▸ **EXERCISE REQUIREMENTS**
Repeat exactly the lines of the listing below, please, starting with the first and ending with the line containing "24, 59, 232]]"; leave out the rest.

▸ **DATASET EXCERPT**
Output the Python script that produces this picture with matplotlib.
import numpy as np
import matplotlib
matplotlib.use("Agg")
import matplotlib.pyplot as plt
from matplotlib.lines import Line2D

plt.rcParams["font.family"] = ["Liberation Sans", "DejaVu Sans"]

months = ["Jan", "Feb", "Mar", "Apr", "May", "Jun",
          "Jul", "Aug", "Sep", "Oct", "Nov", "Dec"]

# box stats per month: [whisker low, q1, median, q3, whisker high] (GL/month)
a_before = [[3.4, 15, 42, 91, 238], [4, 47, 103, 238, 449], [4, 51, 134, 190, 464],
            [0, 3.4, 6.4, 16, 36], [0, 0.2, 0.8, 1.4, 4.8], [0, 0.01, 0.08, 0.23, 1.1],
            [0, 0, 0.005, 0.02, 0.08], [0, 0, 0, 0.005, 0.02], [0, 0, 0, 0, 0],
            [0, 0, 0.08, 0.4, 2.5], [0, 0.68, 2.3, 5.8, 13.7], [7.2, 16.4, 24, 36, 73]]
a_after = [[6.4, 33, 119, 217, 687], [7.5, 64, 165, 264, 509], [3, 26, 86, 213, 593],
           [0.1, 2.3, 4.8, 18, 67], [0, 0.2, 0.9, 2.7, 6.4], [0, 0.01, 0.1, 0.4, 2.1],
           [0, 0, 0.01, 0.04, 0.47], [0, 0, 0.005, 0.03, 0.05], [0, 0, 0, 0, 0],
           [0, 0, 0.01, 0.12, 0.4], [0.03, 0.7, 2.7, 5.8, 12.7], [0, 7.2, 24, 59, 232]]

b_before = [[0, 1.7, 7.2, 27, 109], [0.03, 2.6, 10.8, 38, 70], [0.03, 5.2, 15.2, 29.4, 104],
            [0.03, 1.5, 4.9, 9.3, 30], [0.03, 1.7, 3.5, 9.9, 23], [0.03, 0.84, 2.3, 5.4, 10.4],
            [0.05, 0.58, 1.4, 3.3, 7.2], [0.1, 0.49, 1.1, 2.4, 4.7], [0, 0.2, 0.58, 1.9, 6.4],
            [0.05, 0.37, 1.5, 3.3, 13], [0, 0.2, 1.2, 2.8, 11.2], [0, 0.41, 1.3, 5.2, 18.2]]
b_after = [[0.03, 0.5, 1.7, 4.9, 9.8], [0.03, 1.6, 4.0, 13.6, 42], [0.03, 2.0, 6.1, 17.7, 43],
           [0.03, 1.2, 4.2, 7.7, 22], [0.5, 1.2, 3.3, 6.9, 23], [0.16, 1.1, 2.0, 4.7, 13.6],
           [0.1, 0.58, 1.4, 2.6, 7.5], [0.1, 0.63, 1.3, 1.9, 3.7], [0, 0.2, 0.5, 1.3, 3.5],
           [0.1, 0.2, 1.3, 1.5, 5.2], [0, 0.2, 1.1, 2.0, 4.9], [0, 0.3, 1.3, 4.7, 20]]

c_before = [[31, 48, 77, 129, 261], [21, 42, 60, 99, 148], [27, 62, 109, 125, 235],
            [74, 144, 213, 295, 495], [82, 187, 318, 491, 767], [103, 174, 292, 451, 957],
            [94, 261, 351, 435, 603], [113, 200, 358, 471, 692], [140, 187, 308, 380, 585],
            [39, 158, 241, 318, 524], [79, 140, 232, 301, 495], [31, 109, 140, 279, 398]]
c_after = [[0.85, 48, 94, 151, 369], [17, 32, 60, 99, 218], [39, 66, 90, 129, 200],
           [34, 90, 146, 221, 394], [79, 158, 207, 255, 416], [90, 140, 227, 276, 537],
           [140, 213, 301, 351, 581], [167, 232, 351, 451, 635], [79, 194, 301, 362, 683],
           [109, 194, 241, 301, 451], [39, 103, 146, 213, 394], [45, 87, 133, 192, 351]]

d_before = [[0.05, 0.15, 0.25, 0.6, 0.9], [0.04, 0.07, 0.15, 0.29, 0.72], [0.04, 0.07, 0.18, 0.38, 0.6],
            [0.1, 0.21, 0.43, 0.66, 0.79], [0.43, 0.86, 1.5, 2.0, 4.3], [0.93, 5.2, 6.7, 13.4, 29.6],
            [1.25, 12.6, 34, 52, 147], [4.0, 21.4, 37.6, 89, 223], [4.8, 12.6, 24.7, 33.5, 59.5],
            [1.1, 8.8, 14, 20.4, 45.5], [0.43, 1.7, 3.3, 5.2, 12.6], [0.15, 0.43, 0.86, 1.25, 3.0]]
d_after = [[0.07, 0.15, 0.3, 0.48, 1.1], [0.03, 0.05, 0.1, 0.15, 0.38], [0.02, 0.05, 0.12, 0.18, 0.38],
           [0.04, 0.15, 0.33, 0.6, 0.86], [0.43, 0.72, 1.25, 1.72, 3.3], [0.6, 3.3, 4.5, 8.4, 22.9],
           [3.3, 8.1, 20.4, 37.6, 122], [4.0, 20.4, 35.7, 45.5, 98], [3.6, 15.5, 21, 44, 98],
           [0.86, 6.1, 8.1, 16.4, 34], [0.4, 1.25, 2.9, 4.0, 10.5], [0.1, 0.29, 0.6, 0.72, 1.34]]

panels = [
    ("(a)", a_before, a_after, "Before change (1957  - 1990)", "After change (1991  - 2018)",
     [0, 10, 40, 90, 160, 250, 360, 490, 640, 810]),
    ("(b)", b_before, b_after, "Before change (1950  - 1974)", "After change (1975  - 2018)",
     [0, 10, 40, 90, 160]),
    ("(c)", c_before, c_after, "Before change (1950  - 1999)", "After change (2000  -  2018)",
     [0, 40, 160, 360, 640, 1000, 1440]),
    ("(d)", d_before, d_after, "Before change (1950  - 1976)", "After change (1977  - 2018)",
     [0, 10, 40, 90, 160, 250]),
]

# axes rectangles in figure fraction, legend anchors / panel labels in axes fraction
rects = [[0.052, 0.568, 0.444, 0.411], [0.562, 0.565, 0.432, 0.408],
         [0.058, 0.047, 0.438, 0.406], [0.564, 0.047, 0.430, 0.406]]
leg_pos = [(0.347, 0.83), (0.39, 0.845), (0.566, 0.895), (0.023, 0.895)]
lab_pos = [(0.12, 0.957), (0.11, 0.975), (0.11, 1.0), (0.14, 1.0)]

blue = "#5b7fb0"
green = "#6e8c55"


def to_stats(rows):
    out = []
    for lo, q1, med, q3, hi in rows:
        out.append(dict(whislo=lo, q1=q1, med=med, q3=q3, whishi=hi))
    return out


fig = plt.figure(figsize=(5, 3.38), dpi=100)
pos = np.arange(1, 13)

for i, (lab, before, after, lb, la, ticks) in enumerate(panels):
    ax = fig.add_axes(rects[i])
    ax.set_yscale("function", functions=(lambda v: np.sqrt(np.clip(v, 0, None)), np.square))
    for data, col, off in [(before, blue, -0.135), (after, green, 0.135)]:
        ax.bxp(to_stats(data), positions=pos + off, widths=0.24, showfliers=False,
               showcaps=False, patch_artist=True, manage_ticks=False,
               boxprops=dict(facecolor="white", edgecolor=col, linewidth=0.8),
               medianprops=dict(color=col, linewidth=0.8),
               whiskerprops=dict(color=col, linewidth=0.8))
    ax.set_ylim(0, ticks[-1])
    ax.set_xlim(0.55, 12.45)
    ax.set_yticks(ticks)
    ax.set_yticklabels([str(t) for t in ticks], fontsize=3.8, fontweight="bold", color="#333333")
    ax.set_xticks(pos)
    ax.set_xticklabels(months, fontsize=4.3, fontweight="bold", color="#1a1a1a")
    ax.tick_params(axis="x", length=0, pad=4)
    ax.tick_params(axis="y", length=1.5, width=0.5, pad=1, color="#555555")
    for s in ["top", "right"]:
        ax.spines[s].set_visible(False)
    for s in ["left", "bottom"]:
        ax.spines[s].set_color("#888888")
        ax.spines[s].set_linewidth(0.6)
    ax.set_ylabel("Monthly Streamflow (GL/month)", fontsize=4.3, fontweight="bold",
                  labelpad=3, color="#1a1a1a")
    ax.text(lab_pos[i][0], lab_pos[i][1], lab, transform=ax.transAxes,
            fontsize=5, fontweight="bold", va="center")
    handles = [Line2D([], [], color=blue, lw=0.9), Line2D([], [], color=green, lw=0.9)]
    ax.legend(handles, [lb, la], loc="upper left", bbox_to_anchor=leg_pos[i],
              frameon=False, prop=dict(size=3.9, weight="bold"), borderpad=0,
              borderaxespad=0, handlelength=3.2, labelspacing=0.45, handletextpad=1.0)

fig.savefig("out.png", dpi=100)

▸ **REPLY TO THE TASK**
Output the Python script that produces this picture with matplotlib.
import numpy as np
import matplotlib
matplotlib.use("Agg")
import matplotlib.pyplot as plt
from matplotlib.lines import Line2D

plt.rcParams["font.family"] = ["Liberation Sans", "DejaVu Sans"]

months = ["Jan", "Feb", "Mar", "Apr", "May", "Jun",
          "Jul", "Aug", "Sep", "Oct", "Nov", "Dec"]

# box stats per month: [whisker low, q1, median, q3, whisker high] (GL/month)
a_before = [[3.4, 15, 42, 91, 238], [4, 47, 103, 238, 449], [4, 51, 134, 190, 464],
            [0, 3.4, 6.4, 16, 36], [0, 0.2, 0.8, 1.4, 4.8], [0, 0.01, 0.08, 0.23, 1.1],
            [0, 0, 0.005, 0.02, 0.08], [0, 0, 0, 0.005, 0.02], [0, 0, 0, 0, 0],
            [0, 0, 0.08, 0.4, 2.5], [0, 0.68, 2.3, 5.8, 13.7], [7.2, 16.4, 24, 36, 73]]
a_after = [[6.4, 33, 119, 217, 687], [7.5, 64, 165, 264, 509], [3, 26, 86, 213, 593],
           [0.1, 2.3, 4.8, 18, 67], [0, 0.2, 0.9, 2.7, 6.4], [0, 0.01, 0.1, 0.4, 2.1],
           [0, 0, 0.01, 0.04, 0.47], [0, 0, 0.005, 0.03, 0.05], [0, 0, 0, 0, 0],
           [0, 0, 0.01, 0.12, 0.4], [0.03, 0.7, 2.7, 5.8, 12.7], [0, 7.2, 24, 59, 232]]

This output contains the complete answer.